Analyst: Tesla Model X Production Hitting Benchmarks, Tesla On Track To Produce 80,000-Plus EVs In 2016
Pacific Crest analyst Brad Erickson recently toured the Tesla Fremont Factory. Following his visit, he informed his clients that the company seems to be on schedule with Tesla Model X production. He also saw confidence in the new direction following the initial quality concerns.
Tesla will exit the second quarter producing 2,000 combined Model S and X vehicles per week. This puts the company at the 80,000 to 90,000 yearly target. Erickson voiced concerns about the company’s spending and is skeptical about Tesla being able to pull off a half million cars by 2018.
Erickson’s note to clients (via Barron’s):
After a Fremont factory tour and updated channel checks, we are more positive on Tesla in the near term. Our Sector Weight rating still assumes a more-achievable longer-term production ramp and profitability versus the company’s lofty targets; however, solid near-term execution could improve sentiment, causing the market to become less skeptical of these longer-term challenges.
Model X production run-rates are hitting benchmarks. In a tour led by VP of IR Jeff Evanson, commentary indicated that Model X production is ramping in line with Q2 expectations, and we found the tone incrementally more confident regarding potential further quality issues for X.

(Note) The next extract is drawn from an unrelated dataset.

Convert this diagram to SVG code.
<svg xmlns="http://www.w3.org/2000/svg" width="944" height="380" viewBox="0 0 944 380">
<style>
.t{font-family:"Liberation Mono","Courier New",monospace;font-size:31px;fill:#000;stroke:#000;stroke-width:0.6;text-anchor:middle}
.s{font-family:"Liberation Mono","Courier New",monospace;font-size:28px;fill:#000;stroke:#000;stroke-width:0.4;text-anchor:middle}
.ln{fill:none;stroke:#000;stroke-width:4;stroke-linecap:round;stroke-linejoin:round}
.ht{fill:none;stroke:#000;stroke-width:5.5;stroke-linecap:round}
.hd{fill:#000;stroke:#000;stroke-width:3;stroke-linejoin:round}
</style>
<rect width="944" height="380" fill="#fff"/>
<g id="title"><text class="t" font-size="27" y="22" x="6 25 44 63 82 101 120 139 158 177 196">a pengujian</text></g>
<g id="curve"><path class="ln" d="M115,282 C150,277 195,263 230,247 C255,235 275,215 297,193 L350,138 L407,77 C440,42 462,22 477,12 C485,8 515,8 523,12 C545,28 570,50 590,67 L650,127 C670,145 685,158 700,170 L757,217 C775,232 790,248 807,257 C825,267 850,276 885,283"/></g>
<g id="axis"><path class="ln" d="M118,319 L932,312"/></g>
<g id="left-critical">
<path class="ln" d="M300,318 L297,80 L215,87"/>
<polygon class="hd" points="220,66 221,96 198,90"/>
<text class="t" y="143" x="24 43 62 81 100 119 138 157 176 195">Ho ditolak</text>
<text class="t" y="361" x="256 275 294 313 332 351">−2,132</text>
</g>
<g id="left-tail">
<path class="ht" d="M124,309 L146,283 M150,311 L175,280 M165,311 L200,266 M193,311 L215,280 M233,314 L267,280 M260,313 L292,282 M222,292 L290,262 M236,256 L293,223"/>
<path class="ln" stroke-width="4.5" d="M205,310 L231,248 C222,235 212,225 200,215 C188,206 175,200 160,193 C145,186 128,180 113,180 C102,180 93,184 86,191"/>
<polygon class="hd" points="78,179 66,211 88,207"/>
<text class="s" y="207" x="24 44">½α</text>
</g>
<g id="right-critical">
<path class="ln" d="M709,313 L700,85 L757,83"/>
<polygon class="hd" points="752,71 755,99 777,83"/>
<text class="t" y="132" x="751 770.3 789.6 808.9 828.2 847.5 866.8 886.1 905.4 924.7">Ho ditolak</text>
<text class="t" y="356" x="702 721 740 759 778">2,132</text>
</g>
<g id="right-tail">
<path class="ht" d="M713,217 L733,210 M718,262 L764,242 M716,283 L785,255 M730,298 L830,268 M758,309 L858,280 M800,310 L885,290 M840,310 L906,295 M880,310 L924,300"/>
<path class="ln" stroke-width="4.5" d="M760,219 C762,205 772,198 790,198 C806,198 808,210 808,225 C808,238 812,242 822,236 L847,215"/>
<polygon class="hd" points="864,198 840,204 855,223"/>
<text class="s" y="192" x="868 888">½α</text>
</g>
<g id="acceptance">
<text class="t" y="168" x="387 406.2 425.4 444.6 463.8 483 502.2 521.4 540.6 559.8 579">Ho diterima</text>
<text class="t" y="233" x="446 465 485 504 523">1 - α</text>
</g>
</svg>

Company appears to be tracking toward annual delivery targets. With a steep 2H ramp, we maintain that the upside opportunity appears limited; however, if Tesla can exit Q2 at 2,000 cars produced per week (as was the expectation as of last print), it would likely not have to increase much on a per week basis throughout 2H to meet the midpoint of target ranges.
Optimism could rise again, but we remain Sector Weight on more-achievable longer-term targets. While we think the stock’s reaction after last quarter illustrated significant investor skepticism around the accelerated Model 3 production ramp, we believe shares could see further appreciation in the near term on improving sentiment and near-term targets appearing more readily achievable. Over the medium to longer term, however, the size of potential cash burn continues to concern us, and we believe the 2018 plan laid out by management for half a million deliveries could prove overly ambitious and carries with it extreme financial risk if production missteps were to occur again.